When expectations are mutually understood and consistent between two or more parties, the outcome is usually excellent.  It’s when expectations are misunderstood, changed, not consistent or murky, that conflict usually follows.  Here are some examples:

  • A marketing ad states, “A weight loss of 15 pounds in 7 days”, but results show there is no weight loss at all. The credibility of the company is lost, along with the customer.  The expectation did not match reality.
  • A boss and subordinate agreed to an increased revenue goal of 8%. However, each had a different time frame:  The boss wanted results in 6 months, the subordinate didn’t ask, but assumed results were needed in 12 months.  The outcome:
  • In November, a couple agree that they want to get married “soon”. She expects an engagement ring at Christmas.  He is thinking the Summer is soon enough.  Guess what?  They soon learn how to deal with a disagreement if they get married, or not.

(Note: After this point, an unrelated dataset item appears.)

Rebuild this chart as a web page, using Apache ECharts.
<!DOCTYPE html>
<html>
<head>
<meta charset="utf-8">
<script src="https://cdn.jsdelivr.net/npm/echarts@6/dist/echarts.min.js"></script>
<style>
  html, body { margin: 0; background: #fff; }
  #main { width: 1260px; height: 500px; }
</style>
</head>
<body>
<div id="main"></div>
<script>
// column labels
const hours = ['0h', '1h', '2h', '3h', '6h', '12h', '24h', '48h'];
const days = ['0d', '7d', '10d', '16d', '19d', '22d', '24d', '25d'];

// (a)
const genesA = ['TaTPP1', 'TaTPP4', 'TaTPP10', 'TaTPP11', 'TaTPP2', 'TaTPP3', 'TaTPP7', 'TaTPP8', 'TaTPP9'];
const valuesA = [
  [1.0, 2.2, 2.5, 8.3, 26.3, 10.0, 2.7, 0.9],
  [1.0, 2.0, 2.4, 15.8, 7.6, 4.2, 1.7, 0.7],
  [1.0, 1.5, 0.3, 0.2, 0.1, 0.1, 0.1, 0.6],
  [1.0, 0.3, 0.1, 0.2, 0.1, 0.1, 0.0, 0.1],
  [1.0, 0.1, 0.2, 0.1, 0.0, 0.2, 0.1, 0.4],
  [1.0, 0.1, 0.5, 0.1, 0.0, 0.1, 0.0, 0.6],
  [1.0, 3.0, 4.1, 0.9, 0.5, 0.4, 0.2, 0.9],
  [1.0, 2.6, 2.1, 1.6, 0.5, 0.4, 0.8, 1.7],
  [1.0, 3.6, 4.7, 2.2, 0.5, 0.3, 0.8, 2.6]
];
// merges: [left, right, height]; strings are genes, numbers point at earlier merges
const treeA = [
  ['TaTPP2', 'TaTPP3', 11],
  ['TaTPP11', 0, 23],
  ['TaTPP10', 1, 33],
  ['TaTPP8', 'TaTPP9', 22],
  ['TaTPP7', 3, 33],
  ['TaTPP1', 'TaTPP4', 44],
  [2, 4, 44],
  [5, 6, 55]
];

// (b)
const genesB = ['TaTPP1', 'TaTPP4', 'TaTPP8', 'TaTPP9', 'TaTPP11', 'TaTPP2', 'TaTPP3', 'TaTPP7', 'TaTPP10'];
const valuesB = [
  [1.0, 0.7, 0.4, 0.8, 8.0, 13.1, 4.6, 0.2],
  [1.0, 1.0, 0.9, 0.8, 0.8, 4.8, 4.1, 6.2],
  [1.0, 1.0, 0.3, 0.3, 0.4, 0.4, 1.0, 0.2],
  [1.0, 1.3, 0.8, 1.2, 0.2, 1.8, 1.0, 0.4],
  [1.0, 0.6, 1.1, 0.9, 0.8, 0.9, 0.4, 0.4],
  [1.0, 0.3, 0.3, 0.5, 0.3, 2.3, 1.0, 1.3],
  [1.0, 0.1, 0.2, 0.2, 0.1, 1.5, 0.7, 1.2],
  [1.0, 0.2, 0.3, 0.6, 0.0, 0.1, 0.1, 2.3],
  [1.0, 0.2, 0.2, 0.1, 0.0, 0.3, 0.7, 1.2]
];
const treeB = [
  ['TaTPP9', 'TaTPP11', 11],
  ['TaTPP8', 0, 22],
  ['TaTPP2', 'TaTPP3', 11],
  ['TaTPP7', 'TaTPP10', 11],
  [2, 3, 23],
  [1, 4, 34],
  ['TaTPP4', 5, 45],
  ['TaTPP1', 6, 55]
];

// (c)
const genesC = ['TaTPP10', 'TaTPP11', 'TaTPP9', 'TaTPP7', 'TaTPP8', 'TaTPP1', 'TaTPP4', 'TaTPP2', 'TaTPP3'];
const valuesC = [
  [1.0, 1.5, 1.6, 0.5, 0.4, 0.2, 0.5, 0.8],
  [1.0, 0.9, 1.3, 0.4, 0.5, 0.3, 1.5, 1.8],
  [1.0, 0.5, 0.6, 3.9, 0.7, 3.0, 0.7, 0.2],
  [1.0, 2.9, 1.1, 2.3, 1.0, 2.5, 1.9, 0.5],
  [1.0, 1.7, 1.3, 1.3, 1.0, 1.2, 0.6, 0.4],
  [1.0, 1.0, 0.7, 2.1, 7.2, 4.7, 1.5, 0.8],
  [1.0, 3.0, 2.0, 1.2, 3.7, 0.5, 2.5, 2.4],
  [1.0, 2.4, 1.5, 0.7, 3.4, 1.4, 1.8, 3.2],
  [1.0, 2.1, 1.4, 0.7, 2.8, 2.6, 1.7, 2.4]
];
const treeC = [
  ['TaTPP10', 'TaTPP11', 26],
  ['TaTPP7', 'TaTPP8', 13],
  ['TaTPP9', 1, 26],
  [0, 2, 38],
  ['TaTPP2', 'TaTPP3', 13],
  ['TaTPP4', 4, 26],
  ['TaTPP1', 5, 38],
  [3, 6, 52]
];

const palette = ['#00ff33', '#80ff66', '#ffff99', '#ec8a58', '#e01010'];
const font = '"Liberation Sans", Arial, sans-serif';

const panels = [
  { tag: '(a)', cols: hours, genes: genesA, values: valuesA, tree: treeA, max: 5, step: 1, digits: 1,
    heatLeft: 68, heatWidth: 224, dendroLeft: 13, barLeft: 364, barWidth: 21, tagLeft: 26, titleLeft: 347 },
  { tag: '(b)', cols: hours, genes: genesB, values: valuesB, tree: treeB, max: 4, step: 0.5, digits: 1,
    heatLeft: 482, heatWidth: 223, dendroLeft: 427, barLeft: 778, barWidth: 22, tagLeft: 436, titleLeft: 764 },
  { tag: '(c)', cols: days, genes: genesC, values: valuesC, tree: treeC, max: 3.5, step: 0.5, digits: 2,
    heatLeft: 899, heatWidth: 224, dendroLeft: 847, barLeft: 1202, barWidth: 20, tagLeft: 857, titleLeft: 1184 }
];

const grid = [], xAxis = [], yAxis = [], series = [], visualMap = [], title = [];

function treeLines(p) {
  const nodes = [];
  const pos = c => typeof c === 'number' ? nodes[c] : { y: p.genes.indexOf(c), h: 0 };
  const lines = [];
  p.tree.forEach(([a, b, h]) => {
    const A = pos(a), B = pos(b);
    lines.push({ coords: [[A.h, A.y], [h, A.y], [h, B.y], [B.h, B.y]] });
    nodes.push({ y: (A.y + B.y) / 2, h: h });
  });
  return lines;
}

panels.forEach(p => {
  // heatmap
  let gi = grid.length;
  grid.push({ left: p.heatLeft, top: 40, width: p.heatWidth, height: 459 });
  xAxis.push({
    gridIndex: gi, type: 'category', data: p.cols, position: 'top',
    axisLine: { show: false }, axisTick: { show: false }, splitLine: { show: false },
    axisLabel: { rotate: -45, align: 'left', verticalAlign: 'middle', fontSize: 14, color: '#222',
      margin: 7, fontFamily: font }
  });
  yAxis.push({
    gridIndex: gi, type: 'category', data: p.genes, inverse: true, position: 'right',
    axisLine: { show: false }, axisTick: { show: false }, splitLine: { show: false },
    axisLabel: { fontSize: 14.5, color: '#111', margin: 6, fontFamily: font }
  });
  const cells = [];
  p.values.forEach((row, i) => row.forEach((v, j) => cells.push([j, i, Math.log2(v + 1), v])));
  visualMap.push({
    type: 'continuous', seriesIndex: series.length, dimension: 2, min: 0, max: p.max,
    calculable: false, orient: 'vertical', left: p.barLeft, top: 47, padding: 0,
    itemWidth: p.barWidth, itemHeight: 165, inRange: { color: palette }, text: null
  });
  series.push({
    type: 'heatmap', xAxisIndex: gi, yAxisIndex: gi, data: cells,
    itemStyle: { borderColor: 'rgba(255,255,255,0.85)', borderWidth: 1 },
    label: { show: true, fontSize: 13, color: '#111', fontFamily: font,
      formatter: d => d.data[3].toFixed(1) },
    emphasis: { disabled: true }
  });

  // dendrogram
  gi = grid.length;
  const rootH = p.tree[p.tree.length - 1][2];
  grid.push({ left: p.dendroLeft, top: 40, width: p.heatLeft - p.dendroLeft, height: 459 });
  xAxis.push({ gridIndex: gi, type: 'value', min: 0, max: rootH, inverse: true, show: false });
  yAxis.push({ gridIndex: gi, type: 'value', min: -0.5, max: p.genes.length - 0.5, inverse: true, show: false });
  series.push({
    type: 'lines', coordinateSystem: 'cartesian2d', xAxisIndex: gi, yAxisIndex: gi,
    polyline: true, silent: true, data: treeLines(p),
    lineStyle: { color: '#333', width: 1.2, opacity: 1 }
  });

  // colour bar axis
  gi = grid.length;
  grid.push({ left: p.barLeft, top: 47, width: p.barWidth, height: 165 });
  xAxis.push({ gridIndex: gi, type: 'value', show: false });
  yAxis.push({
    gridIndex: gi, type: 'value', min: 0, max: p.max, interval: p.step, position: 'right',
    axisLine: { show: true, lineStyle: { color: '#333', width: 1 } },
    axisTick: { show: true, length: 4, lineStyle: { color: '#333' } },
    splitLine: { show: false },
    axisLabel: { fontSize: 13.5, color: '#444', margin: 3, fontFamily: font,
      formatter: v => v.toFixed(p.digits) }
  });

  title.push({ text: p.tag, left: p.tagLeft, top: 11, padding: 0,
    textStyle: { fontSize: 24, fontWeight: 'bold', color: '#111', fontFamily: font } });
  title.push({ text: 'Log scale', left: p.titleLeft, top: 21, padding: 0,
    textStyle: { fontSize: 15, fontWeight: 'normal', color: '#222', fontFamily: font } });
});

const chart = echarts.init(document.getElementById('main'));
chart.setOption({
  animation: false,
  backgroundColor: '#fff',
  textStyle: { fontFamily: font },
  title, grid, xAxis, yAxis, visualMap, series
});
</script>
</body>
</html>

Everyone wants a degree of certainty in their daily life.  To achieve certainty, effective communications must eliminate ambiguity, doubt and uncertainty.  In a boss/subordinate situation, the boss needs to be clear and consistent.  When a boss isn’t, the subordinate experiences increased stress and job dissatisfaction.  When the subordinate doesn’t ask questions to seek clarity, doesn’t provide feedback, or when the plan changes without discussion, the outcome is always conflict.


The solution:  You must manage expectations, whether you’re the boss, subordinate, consumer or spouse.  How do you do that?  Here are a few thoughts:

  • Figure out what your longer-term goal is with the interaction. Sometimes the situation will dictate your approach. For instance, time may be a critical factor depending upon compressed or extended time needed to achieve the goal.
  • The skill, experience, knowledge or abilities of those needed to carry out the task. You and your boss may agree on expectations, but if you have a weak team or lack dependable information or support from others, you won’t be able to meet your goal.
  • Assume that all elements will not work as planned. Impediments to success will always be a factor. Build in as many contingencies as possible. Be flexible, creative and adaptable with solutions when an issue gets in the way.
  • Build in check-points or benchmarks to make sure you’re on track. Modify the plan when needed, but engage the key players in the changes.


Expectations, when effectively managed can enhance your results.  When expectations are not mutually aligned, disaster may follow.